[fpc-pascal] Re: Porting Discussion
Marco van de Voort
marcov at stack.nl
Wed Jun 25 10:11:45 CEST 2008
> On 24 Jun 2008, at 15:02, Marco van de Voort wrote:
> That's a different matter and may actually be a real reason to invest
> in Cocoa/Obj-C, but for most apps 64 bit needs are still quite far
> off. This can also happen gradually since you can perfectly combine
> Cocoa and Carbon in a single app (they're also adding functionality to
> make that easier).
Nobody likes to invest in a trajectory that is uncertain.
> >> Nobody has asked for this. But flooding the Mac market with
> >> quick&dirty Windows ports is going to be as commercially successful
> >> as
> >> Kylix was on Linux,
> >
> > I do not agree with the analogy. The problem with Kylix was that it
> > targeted
> > a (not yet) existing market,
>
> And because the IDE was slow, buggy and crashing all the time to the
> point where it was virtually unusable (at least that's what I remember
> from Michael's mails).
Compared to Delphi standards it was bad. Of course since pretty much the
only other choice was either primordial Eclipse or commandline, it was above
its direct competition in every way, despite of the problems.
> The reason (or at least one of the reasons): it
> was a quick&dirty Windows port using an early version of Wine rather
> than a native Linux port.
Winelib, and only the earlier versions iirc.
> > So you seem to miss my point. Namely that for most of the porters a
> > proper budget to do it right is simply missing.
>
> I'm very well aware of that, I'm just saying what the consequences are/
> will be of that.
We'll see. Like the other commenters on the thread said, I also have the
feeling that this is mostly the formal stand of the Mac innercrowd, echoed
over various macfanatics websites.
I've no way to prove that point however, so I haven't brought it up before.
Fact is however that the center Mac will become increasingly outside the
former strongholds. (I even saw FreeBSD core developers with macbooks on
FOSDEM. And no, it wasn't running FreeBSD)
> > So it's either "quick&dirty" or not. Both for the developers, as for the
> > users. And IMHO it is arrogant to state that then there can be no such
> > apps at all.
>
> Who said there cannot be such apps? I'm only saying that in general it
> is a bad idea to create them because they won't be received very well
> by the Mac users/market at large (and if someone else creates one with
> a proper interface which does more or less the same as yours, your
> small investment will probably soon enough be largely in vain, except
> possibly for those helpdesks that only want to shut up annoying users).

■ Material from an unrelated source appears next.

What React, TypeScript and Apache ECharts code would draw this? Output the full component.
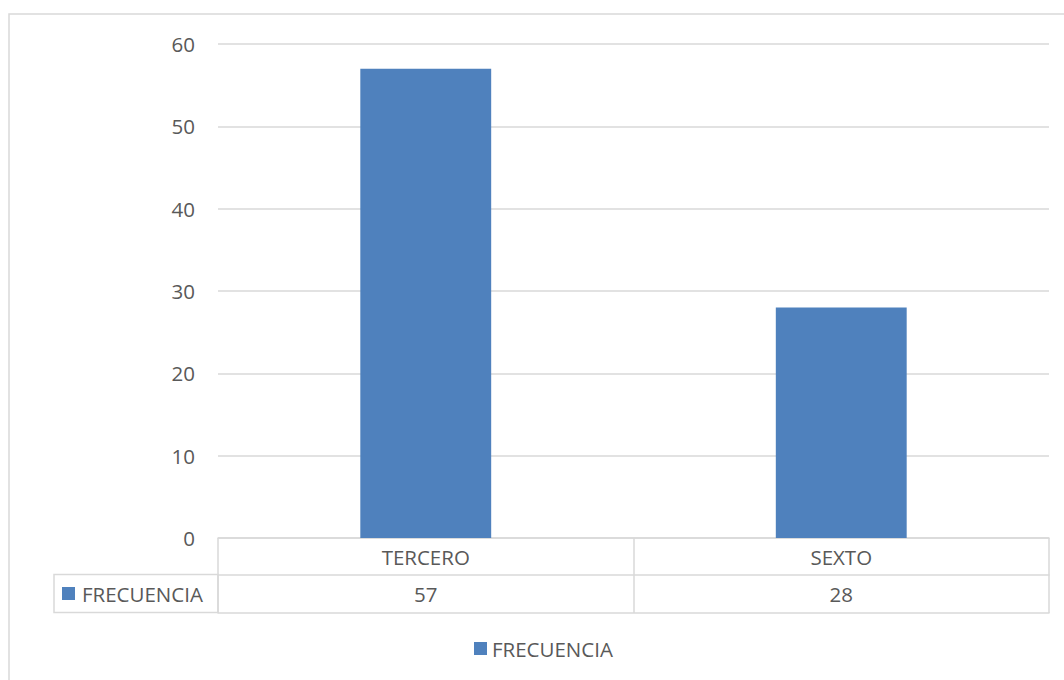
import React, { useEffect, useRef } from "react";
import * as echarts from "echarts";

const categories = ["TERCERO", "SEXTO"];
const seriesName = "FRECUENCIA";
const values = [57, 28];
const yTicks = { min: 0, max: 60, interval: 10 };

const TEXT = "#595959";
const LINE = "#d9d9d9";
const BAR = "#4f81bd";
const FONT = "Open Sans";
const FS = 20.5;

export default function App() {
  const ref = useRef<HTMLDivElement>(null);
  useEffect(() => {
    if (!ref.current) return;
    const chart = echarts.init(ref.current, null, { renderer: "svg" });
    chart.setOption({
      animation: false,
      textStyle: { fontFamily: FONT, color: TEXT },
      grid: { left: 218, right: 15, top: 44, bottom: 142, containLabel: false },
      legend: {
        top: 638,
        left: 474,
        icon: "rect",
        itemWidth: 13,
        itemHeight: 13,
        itemGap: 6,
        padding: 0,
        textStyle: { fontFamily: FONT, fontSize: FS, color: TEXT },
        data: [seriesName],
      },
      xAxis: [
        {
          type: "category",
          data: categories,
          position: "bottom",
          axisLine: { show: true, lineStyle: { color: LINE, width: 1.5 } },
          axisTick: { show: true, length: 75, lineStyle: { color: LINE, width: 1.5 } },
          axisLabel: { fontFamily: FONT, fontSize: FS, color: TEXT, margin: 8 },
        },
        {
          type: "category",
          data: values.map(String),
          position: "bottom",
          offset: 37,
          axisLine: { show: true, lineStyle: { color: LINE, width: 1.5 } },
          axisTick: { show: false },
          axisLabel: { fontFamily: FONT, fontSize: FS, color: TEXT, margin: 8 },
        },
        {
          type: "category",
          data: categories,
          position: "bottom",
          offset: 75,
          axisLine: { show: true, lineStyle: { color: LINE, width: 1.5 } },
          axisTick: { show: false },
          axisLabel: { show: false },
        },
      ],
      yAxis: {
        type: "value",
        min: yTicks.min,
        max: yTicks.max,
        interval: yTicks.interval,
        axisLine: { show: false },
        axisTick: { show: false },
        axisLabel: { fontFamily: FONT, fontSize: FS, color: TEXT, margin: 23 },
        splitLine: { lineStyle: { color: LINE, width: 1.5 } },
      },
      series: [
        {
          name: seriesName,
          type: "bar",
          data: values,
          barWidth: "31.5%",
          itemStyle: { color: BAR },
        },
      ],
      graphic: [
        {
          type: "rect",
          shape: { x: 9, y: 14, width: 1200, height: 800 },
          style: { fill: "none", stroke: LINE, lineWidth: 1.5 },
          silent: true,
        },
        {
          type: "rect",
          shape: { x: 54, y: 574.5, width: 164, height: 38 },
          style: { fill: "none", stroke: LINE, lineWidth: 1.5 },
          silent: true,
        },
        {
          type: "rect",
          shape: { x: 62, y: 587, width: 13, height: 13 },
          style: { fill: BAR },
          silent: true,
        },
        {
          type: "text",
          x: 82,
          y: 594,
          style: {
            text: seriesName,
            fontFamily: FONT,
            fontSize: FS,
            fill: TEXT,
            verticalAlign: "middle",
          },
          silent: true,
        },
      ],
    });
    return () => chart.dispose();
  }, []);
  return (
    <div
      ref={ref}
      style={{ position: "fixed", left: 0, top: 0, width: 1064, height: 680, background: "#fff" }}
    />
  );
}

Well, the point is that you don't sell to Macers at all. You sell to people
that have to support Mac, and often grudgingly. They don't have a Calimero
complex, and are not indoctrinated by Mac sites to have unrealistic
expectations.
Most central IT organizations are not Mac oriented, and the standards for
specialist custom software are generally much lower than for shrinkwrap
software (excluding some of the bulksoftware on Windows. Whoever came up
with the idea that something that resembled a blob if spilt paint is a
perfect UI should be shot). Money is much harder to make in shrinkwrap
software anyway.
> It's just market advice, not a moral judgement.
If it is really about real life markets, then we should first discuss
distribution channels. Selling is a lot less about technical details then
most people think. Which is why big companies piece of the bulk shrinkwrap
software market gets bigger every year.